I ragazzi sono nativi digitali, esperti di sistemi multimediali, è normale per loro fare didattica a distanza, la difficoltà semmai è per gli adulti, genitori e insegnanti. Dobbiamo sfruttare questa opportunità per portarla a sistema nel prossimo futuro, per uno scambio costante con altre scuole, in rete, dai monti alla costa al resto d’Italia e del mondo. Dobbiamo dare agli alunni radici ed ali: radici profonde per legarli al loro territorio di origine, ma anche ali per andare oltre e lontano, spendere le loro competenze altrove.
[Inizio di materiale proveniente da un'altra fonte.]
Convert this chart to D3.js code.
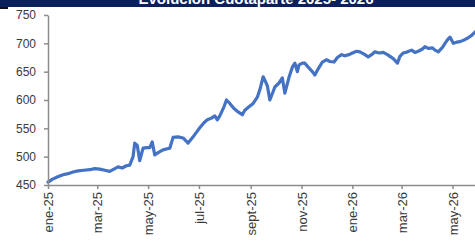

Cittadini del posto, ma anche cittadini del mondo. Nell’ambito di questo discorso avremo a breve la prima biblioteca innovativa del territorio, cartacea e digitale, non solo della scuola, ma dell’intera comunità territoriale. Da fuori, quindi, si potrà entrare a scuola per andare in biblioteca, potranno lavorare e fare ricerca nel nostro istituto. Costruire un nuovo sistema è possibile, che coinvolga tutta la società. Iniziamo così».